In fact, in 2008, when he arrived back in North Carolina, 58 percent of the state legislature and 54 percent of the state’s Congressional delegation were Democratic; today, 36 percent and 23 percent are. He is a non-factor in state politics.

Nor has Nichol had his academic freedom violated. As the AAUP’s own documents attest, academic freedom means professors have responsibilities as well as rights. Just as it is inappropriate to introduce partisan politics into the classroom, it is inappropriate to turn an academic center subject to the spirit of open inquiry into one’s personal partisan soapbox, as did Nichol with the Poverty Center.

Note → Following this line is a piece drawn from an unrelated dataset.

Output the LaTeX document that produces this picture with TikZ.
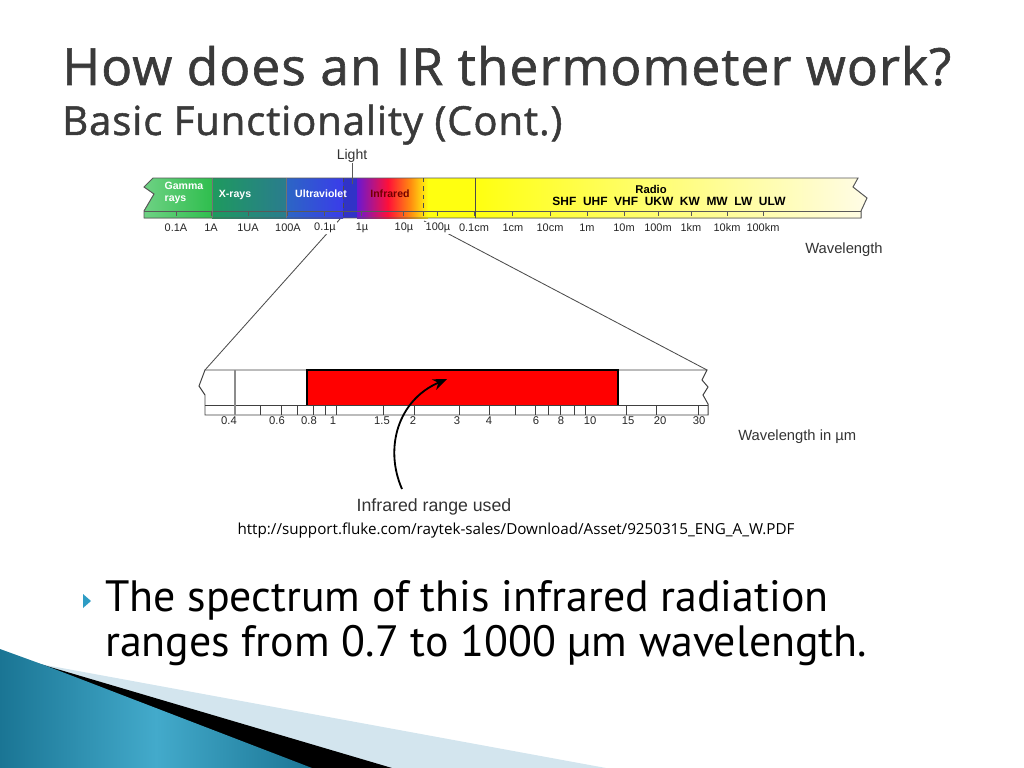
\documentclass[tikz,border=0pt]{standalone}
\usepackage{fontspec}
\setmainfont{Open Sans}
\newfontfamily\titlefont[FakeBold=1.2, LetterSpace=2.2]{Open Sans}
\newfontfamily\bodyfont{PT Sans}
\newfontfamily\diagfont{Liberation Sans}
\usetikzlibrary{arrows.meta}

\definecolor{titlegray}{HTML}{3A3A3A}
\definecolor{gammagreen}{HTML}{2FBE4E}
\definecolor{xraygreen}{HTML}{1E9A5E}
\definecolor{xrayteal}{HTML}{2A7C8E}
\definecolor{uvblue}{HTML}{2C66C4}
\definecolor{uvdeep}{HTML}{3A3CEA}
\definecolor{irviolet}{HTML}{6A18D2}
\definecolor{irred}{HTML}{FF1038}
\definecolor{irorange}{HTML}{FF8A10}
\definecolor{radioyel}{HTML}{FFFF10}
\definecolor{radiopale}{HTML}{FFFCE6}
\definecolor{slidebluel}{HTML}{D3E5EE}
\definecolor{slideteal}{HTML}{1A7594}
\definecolor{slidetealmid}{HTML}{43AACB}
\definecolor{bulletteal}{HTML}{2E9CC4}

\begin{document}
\begin{tikzpicture}[x=0.025cm, y=-0.025cm,
  titletxt/.style={font=\titlefont\fontsize{36.5}{40}\selectfont, text=titlegray, inner sep=0pt, anchor=base west},
  subtxt/.style={font=\titlefont\fontsize{28.5}{32}\selectfont, text=titlegray, inner sep=0pt, anchor=base west},
  bodytxt/.style={font=\bodyfont\fontsize{31.2}{35}\selectfont, inner sep=0pt, anchor=base west},
  ticklbl/.style={font=\diagfont\fontsize{7.8}{9}\selectfont, text=black!85, inner sep=1pt, fill=white},
  barlbl/.style={font=\diagfont\bfseries\fontsize{7.5}{8.5}\selectfont, text=white, inner sep=0pt, align=left},
  difflbl/.style={font=\diagfont\fontsize{10.5}{12}\selectfont, text=black!80, inner sep=0pt},
  edge/.style={draw=black!65, line width=0.7pt},
  zoomline/.style={draw=black!70, line width=0.6pt}
]
\useasboundingbox (0,0) rectangle (1024,768);

% title
\node[titletxt] (title) at (62,85) {How does an IR thermometer work?};
\node[subtxt] (subtitle) at (62,135) {Basic Functionality (Cont.)};

% spectrum bar
\fill[left color=gammagreen!70!white, right color=gammagreen]
  (153,178) -- (212,178) -- (212,218) -- (144,218) -- (144,211) -- (154,194) -- (144,187) -- cycle;
\fill[left color=xraygreen, right color=xrayteal] (212,178) rectangle (286,218);
\fill[left color=uvblue, right color=uvdeep] (286,178) rectangle (343,218);
\fill[uvdeep!85!black] (343,178) rectangle (357,218);
\fill[left color=irviolet, right color=irred] (357,178) rectangle (388,218);
\fill[left color=irred, right color=irorange] (388,178) rectangle (410,218);
\fill[left color=irorange, right color=radioyel] (410,178) rectangle (428,218);
\fill[radioyel] (428,178) rectangle (475,218);
\fill[left color=radioyel, right color=radiopale]
  (475,178) -- (858,178) -- (853,187) -- (867,198) -- (861,211) -- (861,218) -- (475,218) -- cycle;

\draw[edge] (153,178) -- (858,178) -- (853,187) -- (867,198) -- (861,211) -- (861,218) -- (144,218) -- (144,211) -- (154,194) -- (144,187) -- cycle;
\draw[edge] (144,211) -- (861,211);
\draw[edge, draw=black!55] (212,178) -- (212,218);
\draw[edge, draw=black!55] (286,178) -- (286,218);
\draw[edge, draw=black!70, dashed] (343,178) -- (343,218);
\draw[edge, draw=black!70, dashed] (423,178) -- (423,218);
\draw[edge, draw=black!70] (475,178) -- (475,218);
\foreach \x in {176,211,248,287,324,361,403,437,474,512,550,587,624,658,691,727,763}
  \draw[edge] (\x,211) -- (\x,216);

\node[barlbl] (gamma) at (184,193) {Gamma\\rays};
\node[barlbl] (xrays) at (235,195) {X-rays};
\node[barlbl] (uv) at (321,194) {Ultraviolet};
\node[barlbl, text=red!45!black] (ir) at (390,194) {Infrared};
\node[font=\diagfont\bfseries\fontsize{8}{9}\selectfont, inner sep=0pt] (radio) at (651,189) {Radio};
\node[font=\diagfont\bfseries\fontsize{8.5}{9.5}\selectfont, inner sep=0pt] (bands) at (669,201) {SHF\ \ UHF\ \ VHF\ \ UKW\ \ KW\ \ MW\ \ LW\ \ ULW};

\node[difflbl, font=\diagfont\fontsize{10}{11}\selectfont] (light) at (352,156) {Light};
\draw[edge] (light.south) -- (352,184);

% zoom lines
\coordinate (irL) at (340,219);
\coordinate (irR) at (424,221);
\coordinate (zoomL) at (205,370);
\coordinate (zoomR) at (707,370);
\draw[zoomline] (irL) -- (zoomL);
\draw[zoomline] (irR) -- (zoomR);

\foreach \x/\t [count=\i] in {176/0.1A, 211/1A, 248/1UA, 288/100A, 325/0.1µ, 362/1µ, 404/10µ, 438/100µ,
  474/0.1cm, 513/1cm, 550/10cm, 587/1m, 624/10m, 658/100m, 691/1km, 727/10km, 763/100km}
  \node[ticklbl] (wl\i) at (\x,228) {\t};
\node[difflbl, anchor=west] (wavelen) at (805,250) {Wavelength};

% zoomed bar
\fill[white] (205,370) -- (707,370) -- (702,380) -- (708,387) -- (703,395) -- (708,404) -- (708,415) -- (205,415) -- (205,405) -- (205,395) -- (199,386) -- cycle;
\draw[edge, draw=black!75] (205,370) -- (707,370) -- (702,380) -- (708,387) -- (703,395) -- (708,404) -- (708,415) -- (205,415) -- (205,395) -- (199,386) -- cycle;
\draw[edge, draw=black!75] (205,405) -- (708,405);
\draw[edge, draw=black!45, line width=1pt] (235,370) -- (235,415);
\fill[red] (307,370) rectangle (618,405);
\draw[black, line width=1.2pt] (307,405) -- (307,370) -- (618,370) -- (618,405);
\foreach \x in {260,281,297,313,325,336,383,414,459,489,515,535,548,560,574,585,626,656,698}
  \draw[edge, draw=black!75] (\x,405) -- (\x,415);
\foreach \x/\t [count=\i] in {229/0.4, 277/0.6, 309/0.8, 333/1, 382/1.5, 413/2, 457/3, 489/4,
  536/6, 561/8, 590/10, 628/15, 660/20, 699/30}
  \node[ticklbl, font=\diagfont\fontsize{8}{9}\selectfont] (um\i) at (\x,421) {\t};
\node[difflbl, anchor=west] (wavelenum) at (738,437) {Wavelength in µm};

% arrow to the used range
\node[difflbl, font=\diagfont\fontsize{12.6}{14}\selectfont] (used) at (434,507) {Infrared range used};
\coordinate (usedtail) at (402,489);
\coordinate (usedtip) at (447,379);
\draw[black, line width=1.3pt, -{Stealth[length=10pt, width=8pt]}]
  (usedtail) .. controls (384,448) and (398,400) .. (usedtip);

% source
\node[font=\fontsize{10.8}{12}\selectfont, inner sep=0pt] (src) at (516,531) {http://support.fluke.com/raytek-sales/Download/Asset/9250315\_ENG\_A\_W.PDF};

% bullet text
\fill[bulletteal] (83,594) -- (91,601) -- (83,608) -- cycle;
\node[bodytxt] (body1) at (105,611) {The spectrum of this infrared radiation};
\node[bodytxt] (body2) at (105,656) {ranges from 0.7 to 1000 µm wavelength.};

% corner decoration
\fill[slidebluel] (0,660) -- (40,664) -- (606,768) -- (0,768) -- cycle;
\fill[black] (0,660) -- (40,664) -- (392,768) -- (0,768) -- cycle;
\shade[left color=slideteal, right color=slideteal, middle color=slidetealmid]
  (0,649) -- (44,665) -- (312,768) -- (0,768) -- cycle;
\end{tikzpicture}
\end{document}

Nor can he claim that he was making extramural comments as a private citizen who happens to be a professor rather than as a center director, thereby giving him wider latitude. Many of his political attacks were published in his Raleigh News & Observer column entitled “Seeing the Invisible.” It was specifically about poverty, and his byline stated that he was “…director of the school’s Center on Poverty, Work and Opportunity.” He clearly wrote as the center director about the center’s specific subject matter. By also writing as a partisan, he clearly crossed a line beyond which there is no academic freedom.

As Mr. Wilson said, I have written approvingly of centers that have conservative origins. But those centers are not “overtly ideological,” as Wilson claims. I know of no case in which center directors with conservative origins at public universities write angry columns attacking Democratic politicians. Whereas Nichol openly admitted that he has an “agenda” of “advocacy,” those center directors scrupulously focus on their academic missions and avoid any hint of involvement with current politics because they know they have powerful adversaries ready to pounce at the slightest hint of partisanship.

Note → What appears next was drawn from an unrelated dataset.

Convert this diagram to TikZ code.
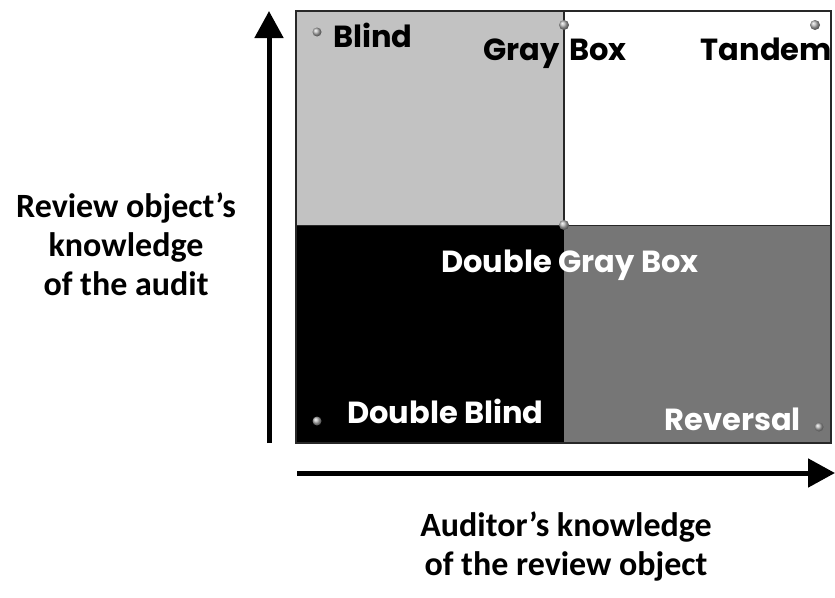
\documentclass[tikz,border=0pt]{standalone}
\usepackage{fontspec}
\setmainfont{Carlito}
\newfontfamily\qfont{Poppins}
\usetikzlibrary{arrows.meta}
\definecolor{qlight}{RGB}{194,194,194}
\definecolor{qmid}{RGB}{118,118,118}
\definecolor{qedge}{RGB}{40,40,40}
\tikzset{
  qlabel/.style={inner sep=0pt,font=\qfont\bfseries\fontsize{30.5}{34}\selectfont},
  axislabel/.style={inner sep=0pt,align=center,font=\bfseries\fontsize{34}{39}\selectfont},
  axisarrow/.style={line width=5pt,-{Triangle[length=27pt,width=28pt]}},
  knob/.style={ball color=gray!60},
}
\begin{document}
\begin{tikzpicture}[x=1pt,y=-1pt]
\useasboundingbox (0,0) rectangle (835,597);
% quadrants
\fill[qlight] (296,11) rectangle (564,225);
\fill[white] (564,11) rectangle (831,225);
\fill[black] (296,225) rectangle (564,443);
\fill[qmid] (564,225) rectangle (831,443);
\draw[qedge,line width=2pt] (296,11) rectangle (831,443);
\draw[qedge,line width=2pt] (564,11) -- (564,225);
\draw[qedge,line width=1pt] (296,225) -- (831,225);
% knobs
\shade[knob] (317,32) circle (4.5);
\shade[knob] (564,25) circle (5);
\shade[knob] (815,25) circle (5);
\shade[knob] (564,225) circle (5);
\shade[knob] (317,421) circle (4.5);
\shade[knob] (819,427) circle (4.5);
% labels
\node[qlabel,anchor=base west] (blind) at (333,47) {Blind};
\node[qlabel,anchor=base east] (gray) at (560,60) {Gray};
\node[qlabel,anchor=base west] (box) at (569,60) {Box};
\node[qlabel,anchor=base east] (tandem) at (832,60) {Tandem};
\node[qlabel,anchor=base,text=white] (dgb) at (570,272) {Double Gray Box};
\node[qlabel,anchor=base west,text=white] (db) at (347,423) {Double Blind};
\node[qlabel,anchor=base east,text=white] (rev) at (801,430) {Reversal};
% axes
\coordinate (ybot) at (269,443);
\coordinate (ytop) at (269,11);
\coordinate (xl) at (297,473);
\coordinate (xr) at (835,473);
\draw[axisarrow] (ybot) -- (ytop);
\draw[axisarrow] (xl) -- (xr);
\node[axislabel,anchor=base] (ylab) at (126,295) {Review object’s\\knowledge\\of the audit};
\node[axislabel,anchor=base] (xlab) at (566,575) {Auditor’s knowledge\\of the review object};
\end{tikzpicture}
\end{document}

And they indeed include a variety of views. For instance, Wade Maki, who runs the Program in Capitalism, Markets, and Morality at UNC-Greensboro, often includes readings by Karl Marx in his course “Markets and Morality.”

Nichol deliberately picked this fight. He could have done the right thing when ordered to close his center by opening up a 501(c)(3) non-profit organization, which would permit him to be as partisan as he likes. He could have fought openly in court, putting it all on the line.

Instead, he petulantly challenged the governance structure by reopening the center at the law school under a different name and structure. He openly stated that he will continue the activities of the Poverty Center—how then is it not a center? There are far too many puzzling and conflicting elements as to how the Poverty Fund was created out of the ashes of the Poverty Center to mention here—or to concede its legitimacy.

The Pope Center for Higher Education Policy will continue to ask questions about the new Poverty Fund. We expect Gene Nichol to submit to legitimate governance just like everybody else; there is nothing about his message that warrants special treatment.